[Dataset excerpt]

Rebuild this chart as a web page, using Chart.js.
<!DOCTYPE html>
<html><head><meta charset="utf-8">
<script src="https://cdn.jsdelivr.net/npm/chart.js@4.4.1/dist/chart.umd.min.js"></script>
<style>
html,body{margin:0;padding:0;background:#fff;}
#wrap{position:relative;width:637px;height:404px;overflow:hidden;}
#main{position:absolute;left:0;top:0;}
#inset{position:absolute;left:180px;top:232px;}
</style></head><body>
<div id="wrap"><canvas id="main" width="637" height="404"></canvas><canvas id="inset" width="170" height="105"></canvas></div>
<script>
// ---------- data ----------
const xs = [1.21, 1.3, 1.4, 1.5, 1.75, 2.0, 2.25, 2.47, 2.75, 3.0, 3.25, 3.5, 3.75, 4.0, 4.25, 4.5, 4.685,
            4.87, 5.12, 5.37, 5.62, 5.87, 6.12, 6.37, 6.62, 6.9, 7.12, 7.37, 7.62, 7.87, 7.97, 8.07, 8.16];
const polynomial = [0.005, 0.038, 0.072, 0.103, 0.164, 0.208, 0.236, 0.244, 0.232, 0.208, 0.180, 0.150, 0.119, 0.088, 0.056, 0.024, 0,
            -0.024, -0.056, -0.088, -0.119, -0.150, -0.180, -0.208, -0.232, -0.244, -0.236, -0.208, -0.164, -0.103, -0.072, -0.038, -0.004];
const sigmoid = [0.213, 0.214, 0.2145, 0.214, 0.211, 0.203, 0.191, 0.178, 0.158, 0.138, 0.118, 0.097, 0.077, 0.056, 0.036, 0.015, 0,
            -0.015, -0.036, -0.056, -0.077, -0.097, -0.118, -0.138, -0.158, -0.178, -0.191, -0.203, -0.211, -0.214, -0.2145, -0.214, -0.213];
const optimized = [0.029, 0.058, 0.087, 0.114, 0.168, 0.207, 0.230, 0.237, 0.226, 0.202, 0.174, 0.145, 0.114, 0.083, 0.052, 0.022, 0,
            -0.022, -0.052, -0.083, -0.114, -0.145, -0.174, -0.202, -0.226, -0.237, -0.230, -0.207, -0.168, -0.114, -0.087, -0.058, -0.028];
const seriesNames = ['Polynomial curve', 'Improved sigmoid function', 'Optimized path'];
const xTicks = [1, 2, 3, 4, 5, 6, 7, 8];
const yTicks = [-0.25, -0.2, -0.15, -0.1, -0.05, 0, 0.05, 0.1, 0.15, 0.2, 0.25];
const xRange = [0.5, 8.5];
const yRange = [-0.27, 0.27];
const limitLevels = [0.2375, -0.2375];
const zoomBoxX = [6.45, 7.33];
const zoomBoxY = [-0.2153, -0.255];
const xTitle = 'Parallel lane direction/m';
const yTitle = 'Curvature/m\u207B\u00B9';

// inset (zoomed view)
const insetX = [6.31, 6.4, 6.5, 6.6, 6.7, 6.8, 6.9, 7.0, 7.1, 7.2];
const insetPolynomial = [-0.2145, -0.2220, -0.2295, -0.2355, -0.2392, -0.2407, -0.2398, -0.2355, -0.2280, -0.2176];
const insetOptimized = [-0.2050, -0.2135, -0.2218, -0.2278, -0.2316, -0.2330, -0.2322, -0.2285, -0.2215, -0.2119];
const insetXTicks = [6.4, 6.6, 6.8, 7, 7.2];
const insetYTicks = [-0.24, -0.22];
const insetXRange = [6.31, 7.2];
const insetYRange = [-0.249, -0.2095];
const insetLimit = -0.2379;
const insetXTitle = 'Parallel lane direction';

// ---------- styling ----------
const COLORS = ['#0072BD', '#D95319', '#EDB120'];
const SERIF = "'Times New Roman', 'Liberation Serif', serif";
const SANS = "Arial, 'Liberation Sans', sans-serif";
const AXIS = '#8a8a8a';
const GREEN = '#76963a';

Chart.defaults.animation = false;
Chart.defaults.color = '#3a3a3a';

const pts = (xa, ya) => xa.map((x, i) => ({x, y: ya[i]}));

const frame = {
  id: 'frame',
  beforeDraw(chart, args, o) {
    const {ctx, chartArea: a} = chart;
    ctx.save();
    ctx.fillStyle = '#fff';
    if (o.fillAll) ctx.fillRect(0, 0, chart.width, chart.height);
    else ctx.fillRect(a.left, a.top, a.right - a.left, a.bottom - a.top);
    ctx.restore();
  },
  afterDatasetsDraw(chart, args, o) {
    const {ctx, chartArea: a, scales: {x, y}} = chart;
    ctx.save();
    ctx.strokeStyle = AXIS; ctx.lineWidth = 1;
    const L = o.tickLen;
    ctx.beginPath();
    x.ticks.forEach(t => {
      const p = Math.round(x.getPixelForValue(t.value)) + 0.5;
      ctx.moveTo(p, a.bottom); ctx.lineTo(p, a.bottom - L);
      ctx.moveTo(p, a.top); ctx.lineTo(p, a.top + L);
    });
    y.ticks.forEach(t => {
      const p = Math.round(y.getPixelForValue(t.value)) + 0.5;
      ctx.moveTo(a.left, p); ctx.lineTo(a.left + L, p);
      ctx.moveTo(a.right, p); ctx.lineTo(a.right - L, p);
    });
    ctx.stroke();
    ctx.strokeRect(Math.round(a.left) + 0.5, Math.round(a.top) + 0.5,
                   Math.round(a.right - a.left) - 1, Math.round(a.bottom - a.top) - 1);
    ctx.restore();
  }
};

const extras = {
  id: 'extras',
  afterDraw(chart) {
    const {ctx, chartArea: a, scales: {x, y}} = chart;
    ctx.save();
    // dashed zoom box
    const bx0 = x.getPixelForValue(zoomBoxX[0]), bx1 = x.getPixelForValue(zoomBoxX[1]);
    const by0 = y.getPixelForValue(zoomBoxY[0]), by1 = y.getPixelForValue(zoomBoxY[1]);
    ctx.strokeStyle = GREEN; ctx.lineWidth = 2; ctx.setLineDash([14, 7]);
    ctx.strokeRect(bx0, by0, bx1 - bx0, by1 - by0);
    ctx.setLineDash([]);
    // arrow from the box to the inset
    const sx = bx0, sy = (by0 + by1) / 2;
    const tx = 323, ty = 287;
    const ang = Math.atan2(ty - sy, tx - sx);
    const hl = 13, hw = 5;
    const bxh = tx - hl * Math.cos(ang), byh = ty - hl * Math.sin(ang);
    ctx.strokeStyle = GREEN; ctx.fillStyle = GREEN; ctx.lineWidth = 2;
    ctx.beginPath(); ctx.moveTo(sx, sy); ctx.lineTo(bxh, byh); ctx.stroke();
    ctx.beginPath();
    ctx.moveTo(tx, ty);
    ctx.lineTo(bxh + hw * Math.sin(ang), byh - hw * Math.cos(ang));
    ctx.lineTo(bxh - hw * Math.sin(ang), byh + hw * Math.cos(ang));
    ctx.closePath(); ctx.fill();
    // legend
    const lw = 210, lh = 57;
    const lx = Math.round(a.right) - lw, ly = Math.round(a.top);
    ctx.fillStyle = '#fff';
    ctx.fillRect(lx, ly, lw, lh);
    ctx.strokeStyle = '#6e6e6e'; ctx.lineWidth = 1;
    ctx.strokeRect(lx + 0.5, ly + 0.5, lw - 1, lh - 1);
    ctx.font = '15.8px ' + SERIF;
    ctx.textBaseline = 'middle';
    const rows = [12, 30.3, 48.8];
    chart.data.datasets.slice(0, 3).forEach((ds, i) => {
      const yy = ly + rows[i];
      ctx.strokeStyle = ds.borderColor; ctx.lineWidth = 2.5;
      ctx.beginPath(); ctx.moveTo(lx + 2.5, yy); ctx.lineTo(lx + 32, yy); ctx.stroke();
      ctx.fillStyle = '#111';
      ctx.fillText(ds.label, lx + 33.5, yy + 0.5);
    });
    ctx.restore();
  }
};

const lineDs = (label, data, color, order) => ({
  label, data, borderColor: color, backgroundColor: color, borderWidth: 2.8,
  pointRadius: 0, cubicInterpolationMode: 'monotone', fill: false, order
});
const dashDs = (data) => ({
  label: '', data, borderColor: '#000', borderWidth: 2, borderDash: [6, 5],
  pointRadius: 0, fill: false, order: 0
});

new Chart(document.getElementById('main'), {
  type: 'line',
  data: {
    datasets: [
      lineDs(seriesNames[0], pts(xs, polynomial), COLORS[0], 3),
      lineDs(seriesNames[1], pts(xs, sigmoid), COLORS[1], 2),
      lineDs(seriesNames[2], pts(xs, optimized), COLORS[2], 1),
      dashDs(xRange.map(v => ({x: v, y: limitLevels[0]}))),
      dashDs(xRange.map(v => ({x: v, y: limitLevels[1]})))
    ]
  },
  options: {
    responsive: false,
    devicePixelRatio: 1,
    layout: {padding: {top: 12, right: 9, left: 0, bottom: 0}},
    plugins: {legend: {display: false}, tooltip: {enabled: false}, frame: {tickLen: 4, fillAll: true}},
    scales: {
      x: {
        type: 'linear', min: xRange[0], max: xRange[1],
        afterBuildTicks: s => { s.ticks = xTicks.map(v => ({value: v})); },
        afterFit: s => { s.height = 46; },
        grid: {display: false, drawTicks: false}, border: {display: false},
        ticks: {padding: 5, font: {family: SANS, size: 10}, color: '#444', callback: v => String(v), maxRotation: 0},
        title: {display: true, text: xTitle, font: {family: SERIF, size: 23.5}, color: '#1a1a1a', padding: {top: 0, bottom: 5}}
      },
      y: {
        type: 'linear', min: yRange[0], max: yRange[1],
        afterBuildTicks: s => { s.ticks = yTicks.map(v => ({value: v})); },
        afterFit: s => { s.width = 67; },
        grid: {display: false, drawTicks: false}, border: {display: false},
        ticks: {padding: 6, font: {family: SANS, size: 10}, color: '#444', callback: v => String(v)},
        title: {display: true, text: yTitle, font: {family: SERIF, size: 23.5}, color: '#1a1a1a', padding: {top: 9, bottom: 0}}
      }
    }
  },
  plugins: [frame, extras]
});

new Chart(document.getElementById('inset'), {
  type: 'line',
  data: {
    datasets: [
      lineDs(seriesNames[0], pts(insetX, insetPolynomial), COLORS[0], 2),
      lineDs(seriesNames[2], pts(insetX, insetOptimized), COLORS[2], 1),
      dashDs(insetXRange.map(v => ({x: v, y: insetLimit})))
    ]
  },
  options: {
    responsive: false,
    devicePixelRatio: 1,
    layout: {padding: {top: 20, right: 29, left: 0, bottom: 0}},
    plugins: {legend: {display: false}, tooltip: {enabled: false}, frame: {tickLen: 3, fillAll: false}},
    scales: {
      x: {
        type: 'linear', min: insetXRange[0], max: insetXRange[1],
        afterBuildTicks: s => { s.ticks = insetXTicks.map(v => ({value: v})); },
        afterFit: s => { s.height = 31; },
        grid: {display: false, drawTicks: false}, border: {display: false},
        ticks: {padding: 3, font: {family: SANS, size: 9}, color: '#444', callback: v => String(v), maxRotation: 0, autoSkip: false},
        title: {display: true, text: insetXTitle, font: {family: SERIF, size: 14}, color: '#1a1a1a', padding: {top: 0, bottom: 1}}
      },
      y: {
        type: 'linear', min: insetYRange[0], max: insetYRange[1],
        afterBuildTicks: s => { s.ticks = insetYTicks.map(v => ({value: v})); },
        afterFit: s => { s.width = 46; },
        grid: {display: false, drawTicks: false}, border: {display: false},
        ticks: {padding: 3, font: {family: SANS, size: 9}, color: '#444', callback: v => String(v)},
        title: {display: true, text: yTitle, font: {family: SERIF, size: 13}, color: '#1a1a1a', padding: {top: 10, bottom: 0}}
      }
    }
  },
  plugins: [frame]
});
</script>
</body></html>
--
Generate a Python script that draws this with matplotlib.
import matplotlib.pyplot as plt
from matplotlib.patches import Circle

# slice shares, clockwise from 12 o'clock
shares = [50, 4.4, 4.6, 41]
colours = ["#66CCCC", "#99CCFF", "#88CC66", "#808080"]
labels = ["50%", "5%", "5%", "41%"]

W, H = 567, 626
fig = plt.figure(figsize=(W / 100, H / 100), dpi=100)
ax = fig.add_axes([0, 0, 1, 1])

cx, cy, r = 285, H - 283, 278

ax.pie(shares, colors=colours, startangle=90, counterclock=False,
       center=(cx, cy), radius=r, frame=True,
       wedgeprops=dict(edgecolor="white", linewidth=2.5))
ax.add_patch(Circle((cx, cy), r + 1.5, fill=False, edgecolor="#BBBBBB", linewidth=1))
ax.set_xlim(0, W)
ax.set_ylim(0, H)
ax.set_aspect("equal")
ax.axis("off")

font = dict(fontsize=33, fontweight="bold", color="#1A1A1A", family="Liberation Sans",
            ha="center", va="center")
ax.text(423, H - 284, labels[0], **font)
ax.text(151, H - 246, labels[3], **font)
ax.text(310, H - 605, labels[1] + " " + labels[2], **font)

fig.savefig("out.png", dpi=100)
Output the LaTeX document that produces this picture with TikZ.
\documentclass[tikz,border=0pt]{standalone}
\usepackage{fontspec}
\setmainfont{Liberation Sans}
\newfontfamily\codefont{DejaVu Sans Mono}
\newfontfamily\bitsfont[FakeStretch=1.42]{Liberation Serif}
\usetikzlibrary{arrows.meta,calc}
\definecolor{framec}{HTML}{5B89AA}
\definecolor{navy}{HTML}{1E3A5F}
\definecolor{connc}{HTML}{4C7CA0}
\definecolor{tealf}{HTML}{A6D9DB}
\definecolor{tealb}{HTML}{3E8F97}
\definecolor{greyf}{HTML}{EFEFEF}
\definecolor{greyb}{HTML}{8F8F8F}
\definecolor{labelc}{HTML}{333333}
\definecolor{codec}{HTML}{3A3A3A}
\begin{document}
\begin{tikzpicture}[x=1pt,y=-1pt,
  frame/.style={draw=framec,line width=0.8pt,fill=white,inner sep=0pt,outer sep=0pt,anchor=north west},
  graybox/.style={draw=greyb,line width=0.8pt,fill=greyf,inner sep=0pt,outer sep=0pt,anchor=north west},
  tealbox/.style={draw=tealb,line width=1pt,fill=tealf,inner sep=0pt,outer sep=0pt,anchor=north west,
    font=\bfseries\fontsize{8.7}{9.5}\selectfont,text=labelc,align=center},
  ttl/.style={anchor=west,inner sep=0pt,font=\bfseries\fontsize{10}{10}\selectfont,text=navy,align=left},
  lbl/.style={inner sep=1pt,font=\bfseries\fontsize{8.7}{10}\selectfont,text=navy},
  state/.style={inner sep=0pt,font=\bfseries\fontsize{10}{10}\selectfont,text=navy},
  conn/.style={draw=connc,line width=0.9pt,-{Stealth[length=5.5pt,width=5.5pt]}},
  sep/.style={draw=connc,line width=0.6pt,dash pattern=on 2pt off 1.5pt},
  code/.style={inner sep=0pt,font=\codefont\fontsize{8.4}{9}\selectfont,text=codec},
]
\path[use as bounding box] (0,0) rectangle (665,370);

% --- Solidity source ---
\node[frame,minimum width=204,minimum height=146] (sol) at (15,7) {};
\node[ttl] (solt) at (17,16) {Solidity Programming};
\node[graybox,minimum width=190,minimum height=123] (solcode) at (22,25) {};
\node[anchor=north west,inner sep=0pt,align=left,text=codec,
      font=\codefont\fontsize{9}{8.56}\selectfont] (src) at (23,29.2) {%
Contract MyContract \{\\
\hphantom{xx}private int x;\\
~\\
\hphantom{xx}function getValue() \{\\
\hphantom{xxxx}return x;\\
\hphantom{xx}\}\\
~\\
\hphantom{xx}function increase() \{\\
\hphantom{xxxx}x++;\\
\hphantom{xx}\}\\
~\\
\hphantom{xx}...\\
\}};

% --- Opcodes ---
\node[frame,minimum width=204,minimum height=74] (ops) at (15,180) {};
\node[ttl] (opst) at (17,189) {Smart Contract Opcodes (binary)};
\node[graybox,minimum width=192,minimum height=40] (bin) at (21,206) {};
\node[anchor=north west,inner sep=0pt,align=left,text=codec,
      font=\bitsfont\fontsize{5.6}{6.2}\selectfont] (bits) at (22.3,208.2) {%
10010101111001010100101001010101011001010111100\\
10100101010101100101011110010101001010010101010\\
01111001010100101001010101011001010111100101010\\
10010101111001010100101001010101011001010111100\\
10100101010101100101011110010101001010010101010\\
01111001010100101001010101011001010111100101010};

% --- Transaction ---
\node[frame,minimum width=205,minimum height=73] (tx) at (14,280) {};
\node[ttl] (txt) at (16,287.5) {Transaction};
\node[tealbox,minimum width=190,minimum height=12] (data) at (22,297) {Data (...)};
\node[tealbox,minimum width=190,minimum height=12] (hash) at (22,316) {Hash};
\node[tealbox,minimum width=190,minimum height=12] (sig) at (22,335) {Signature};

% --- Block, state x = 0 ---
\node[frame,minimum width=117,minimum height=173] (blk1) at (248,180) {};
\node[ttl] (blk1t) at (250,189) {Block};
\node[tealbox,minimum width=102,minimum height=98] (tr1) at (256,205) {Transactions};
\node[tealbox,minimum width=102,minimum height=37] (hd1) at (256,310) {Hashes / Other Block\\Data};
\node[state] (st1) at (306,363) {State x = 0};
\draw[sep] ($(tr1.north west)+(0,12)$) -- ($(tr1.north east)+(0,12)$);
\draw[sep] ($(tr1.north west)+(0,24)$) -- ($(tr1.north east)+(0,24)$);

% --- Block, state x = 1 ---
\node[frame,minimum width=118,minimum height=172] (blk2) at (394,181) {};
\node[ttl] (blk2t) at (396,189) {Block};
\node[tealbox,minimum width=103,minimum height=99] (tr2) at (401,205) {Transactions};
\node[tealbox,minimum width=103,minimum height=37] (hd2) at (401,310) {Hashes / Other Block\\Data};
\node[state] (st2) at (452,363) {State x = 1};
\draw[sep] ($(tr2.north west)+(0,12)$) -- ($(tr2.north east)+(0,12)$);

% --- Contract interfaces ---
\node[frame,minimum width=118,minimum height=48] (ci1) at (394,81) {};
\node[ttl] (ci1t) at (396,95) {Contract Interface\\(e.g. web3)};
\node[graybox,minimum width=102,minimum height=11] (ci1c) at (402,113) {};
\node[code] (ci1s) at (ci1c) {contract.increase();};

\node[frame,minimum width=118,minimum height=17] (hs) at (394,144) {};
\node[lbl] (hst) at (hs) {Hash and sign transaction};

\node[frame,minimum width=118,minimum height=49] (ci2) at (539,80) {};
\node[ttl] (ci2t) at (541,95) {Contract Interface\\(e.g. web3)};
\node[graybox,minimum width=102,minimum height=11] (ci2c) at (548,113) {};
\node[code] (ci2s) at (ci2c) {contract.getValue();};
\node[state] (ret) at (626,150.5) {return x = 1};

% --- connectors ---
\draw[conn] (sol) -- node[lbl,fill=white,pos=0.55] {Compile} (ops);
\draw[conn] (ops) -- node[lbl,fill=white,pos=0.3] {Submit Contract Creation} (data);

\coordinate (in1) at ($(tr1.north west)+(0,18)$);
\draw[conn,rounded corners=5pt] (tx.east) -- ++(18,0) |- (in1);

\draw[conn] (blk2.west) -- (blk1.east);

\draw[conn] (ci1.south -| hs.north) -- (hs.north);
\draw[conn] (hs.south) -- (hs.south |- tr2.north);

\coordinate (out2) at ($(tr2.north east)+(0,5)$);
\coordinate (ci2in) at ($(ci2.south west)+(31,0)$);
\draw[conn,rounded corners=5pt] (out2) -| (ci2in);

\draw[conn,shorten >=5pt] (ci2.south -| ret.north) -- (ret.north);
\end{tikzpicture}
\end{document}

● Exercise prompt: Identify the lines of the data that contain the word "matplotlib". Copy each of them.

● Written response:
Generate a Python script that draws this with matplotlib.
import matplotlib.pyplot as plt
from matplotlib.patches import Circle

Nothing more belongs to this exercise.